GIVEN PROBLEM: Quote every line of the data below as it stands, omitting pictures.

---------- PROVIDED MATERIAL

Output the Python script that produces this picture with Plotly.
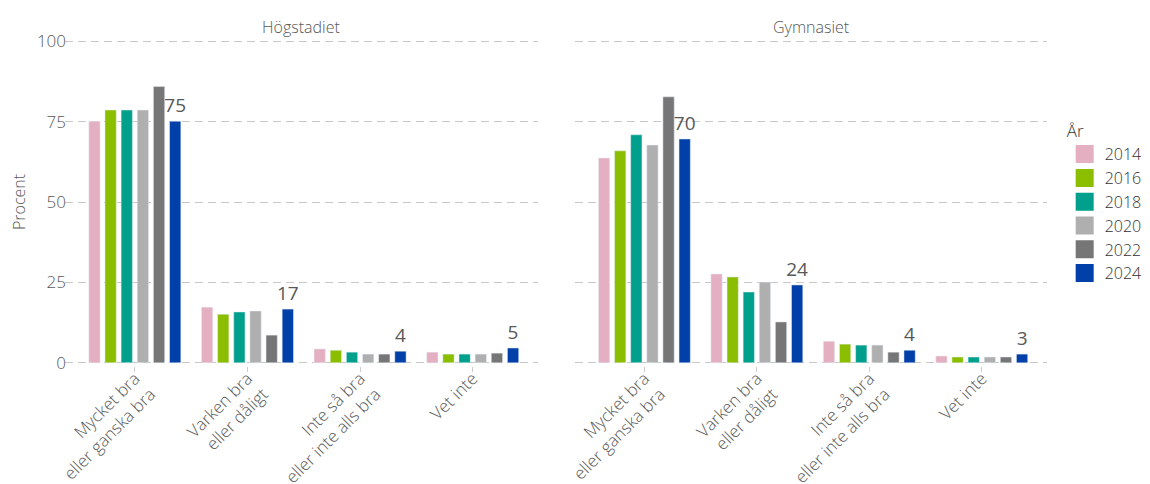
import plotly.graph_objects as go
from plotly.subplots import make_subplots

kategorier = ["Mycket bra<br>eller ganska bra", "Varken bra<br>eller dåligt",
              "Inte så bra<br>eller inte alls bra", "Vet inte"]
ar = ["2014", "2016", "2018", "2020", "2022", "2024"]
farger = ["#e4b0c1", "#8cbe00", "#00a08c", "#afafaf", "#767676", "#0040a8"]

hogstadiet = {
    "2014": [75.1, 17.3, 4.3, 3.3],
    "2016": [78.6, 15.1, 3.9, 2.7],
    "2018": [78.6, 15.8, 3.3, 2.7],
    "2020": [78.6, 16.1, 2.7, 2.7],
    "2022": [85.9, 8.6, 2.7, 3.0],
    "2024": [75.1, 16.7, 3.6, 4.6],
}
gymnasiet = {
    "2014": [63.7, 27.6, 6.7, 2.1],
    "2016": [65.9, 26.7, 5.8, 1.8],
    "2018": [70.9, 22.0, 5.5, 1.8],
    "2020": [67.7, 25.1, 5.5, 1.8],
    "2022": [82.7, 12.7, 3.3, 1.8],
    "2024": [69.6, 24.2, 3.9, 2.7],
}

FONT = "Open Sans"
GRA = "#585858"

fig = make_subplots(rows=1, cols=2, shared_yaxes=True)

for col, data in [(1, hogstadiet), (2, gymnasiet)]:
    for a, c in zip(ar, farger):
        sista = a == ar[-1]
        fig.add_trace(go.Bar(
            x=kategorier, y=data[a], name=a, marker_color=c,
            showlegend=False,
            texttemplate="%{y:.0f}" if sista else None,
            textposition="outside" if sista else "none",
            constraintext="none",
            cliponaxis=False,
            textfont=dict(family=FONT, size=19, color=GRA),
        ), row=1, col=col)

# legend entries with larger swatches
for a, c in zip(ar, farger):
    fig.add_trace(go.Scatter(
        x=[None], y=[None], mode="markers", name=a,
        marker=dict(symbol="square", size=16, color=c, line=dict(color=c, width=2)),
    ), row=1, col=1)

fig.update_xaxes(
    showgrid=False, zeroline=False, showline=False, automargin=False,
    tickangle=-45, ticks="outside", ticklen=5, tickcolor="#cccccc",
    ticklabelstandoff=-10,
    tickfont=dict(family=FONT, size=17, color=GRA, weight=300),
    range=[-0.62, 3.58],
)
fig.update_yaxes(
    range=[-1, 101], tickvals=[0, 25, 50, 75, 100], automargin=False,
    showgrid=True, gridcolor="#c8c8c8", griddash="8px,5px", gridwidth=1,
    zeroline=False, showline=False, ticklabelstandoff=-2,
    tickfont=dict(family=FONT, size=17, color=GRA, weight=300),
)
fig.update_yaxes(title=dict(text="Procent", font=dict(family=FONT, size=16, color=GRA, weight=300),
                            standoff=8),
                 row=1, col=1)

# page body has an 8px margin, so the figure is drawn 8px smaller
fig.update_layout(
    width=1142, height=476,
    margin=dict(l=57, r=103, t=30, b=118, autoexpand=False),
    plot_bgcolor="white", paper_bgcolor="white",
    barmode="group", bargap=0.14, bargroupgap=0.3,
    xaxis=dict(domain=[0, 0.4817]),
    xaxis2=dict(domain=[0.519, 1]),
    legend=dict(
        title=dict(text="År", font=dict(family=FONT, size=17, color="#333333", weight=300)),
        font=dict(family=FONT, size=16, color="#333333", weight=300),
        x=1.018, y=0.765, xanchor="left", yanchor="top",
        tracegroupgap=0, itemsizing="trace",
    ),
    annotations=[
        dict(text="Högstadiet", x=0.2408, y=1, xref="paper", yref="paper",
             xanchor="center", yanchor="bottom", showarrow=False, yshift=-2,
             font=dict(family=FONT, size=16, color=GRA, weight=300)),
        dict(text="Gymnasiet", x=0.7595, y=1, xref="paper", yref="paper",
             xanchor="center", yanchor="bottom", showarrow=False, yshift=-2,
             font=dict(family=FONT, size=16, color=GRA, weight=300)),
    ],
)

fig.write_html("out.html")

--------------------

TASK ANSWER:
Output the Python script that produces this picture with Plotly.
import plotly.graph_objects as go
from plotly.subplots import make_subplots

kategorier = ["Mycket bra<br>eller ganska bra", "Varken bra<br>eller dåligt",
              "Inte så bra<br>eller inte alls bra", "Vet inte"]
ar = ["2014", "2016", "2018", "2020", "2022", "2024"]
farger = ["#e4b0c1", "#8cbe00", "#00a08c", "#afafaf", "#767676", "#0040a8"]

hogstadiet = {
    "2014": [75.1, 17.3, 4.3, 3.3],
    "2016": [78.6, 15.1, 3.9, 2.7],
    "2018": [78.6, 15.8, 3.3, 2.7],
    "2020": [78.6, 16.1, 2.7, 2.7],
    "2022": [85.9, 8.6, 2.7, 3.0],
    "2024": [75.1, 16.7, 3.6, 4.6],
}
gymnasiet = {
    "2014": [63.7, 27.6, 6.7, 2.1],
    "2016": [65.9, 26.7, 5.8, 1.8],
    "2018": [70.9, 22.0, 5.5, 1.8],
    "2020": [67.7, 25.1, 5.5, 1.8],
    "2022": [82.7, 12.7, 3.3, 1.8],
    "2024": [69.6, 24.2, 3.9, 2.7],
}

FONT = "Open Sans"
GRA = "#585858"

fig = make_subplots(rows=1, cols=2, shared_yaxes=True)

for col, data in [(1, hogstadiet), (2, gymnasiet)]:
    for a, c in zip(ar, farger):
        sista = a == ar[-1]
        fig.add_trace(go.Bar(
            x=kategorier, y=data[a], name=a, marker_color=c,
            showlegend=False,
            texttemplate="%{y:.0f}" if sista else None,
            textposition="outside" if sista else "none",
            constraintext="none",
            cliponaxis=False,
            textfont=dict(family=FONT, size=19, color=GRA),
        ), row=1, col=col)

# legend entries with larger swatches
for a, c in zip(ar, farger):
    fig.add_trace(go.Scatter(
        x=[None], y=[None], mode="markers", name=a,
        marker=dict(symbol="square", size=16, color=c, line=dict(color=c, width=2)),
    ), row=1, col=1)

fig.update_xaxes(
    showgrid=False, zeroline=False, showline=False, automargin=False,
    tickangle=-45, ticks="outside", ticklen=5, tickcolor="#cccccc",
    ticklabelstandoff=-10,
    tickfont=dict(family=FONT, size=17, color=GRA, weight=300),
    range=[-0.62, 3.58],
)
fig.update_yaxes(
    range=[-1, 101], tickvals=[0, 25, 50, 75, 100], automargin=False,
    showgrid=True, gridcolor="#c8c8c8", griddash="8px,5px", gridwidth=1,
    zeroline=False, showline=False, ticklabelstandoff=-2,
    tickfont=dict(family=FONT, size=17, color=GRA, weight=300),
)
fig.update_yaxes(title=dict(text="Procent", font=dict(family=FONT, size=16, color=GRA, weight=300),
                            standoff=8),
                 row=1, col=1)

# page body has an 8px margin, so the figure is drawn 8px smaller
fig.update_layout(
    width=1142, height=476,
    margin=dict(l=57, r=103, t=30, b=118, autoexpand=False),
    plot_bgcolor="white", paper_bgcolor="white",
    barmode="group", bargap=0.14, bargroupgap=0.3,
    xaxis=dict(domain=[0, 0.4817]),
    xaxis2=dict(domain=[0.519, 1]),
    legend=dict(
        title=dict(text="År", font=dict(family=FONT, size=17, color="#333333", weight=300)),
        font=dict(family=FONT, size=16, color="#333333", weight=300),
        x=1.018, y=0.765, xanchor="left", yanchor="top",
        tracegroupgap=0, itemsizing="trace",
    ),
    annotations=[
        dict(text="Högstadiet", x=0.2408, y=1, xref="paper", yref="paper",
             xanchor="center", yanchor="bottom", showarrow=False, yshift=-2,
             font=dict(family=FONT, size=16, color=GRA, weight=300)),
        dict(text="Gymnasiet", x=0.7595, y=1, xref="paper", yref="paper",
             xanchor="center", yanchor="bottom", showarrow=False, yshift=-2,
             font=dict(family=FONT, size=16, color=GRA, weight=300)),
    ],
)

fig.write_html("out.html")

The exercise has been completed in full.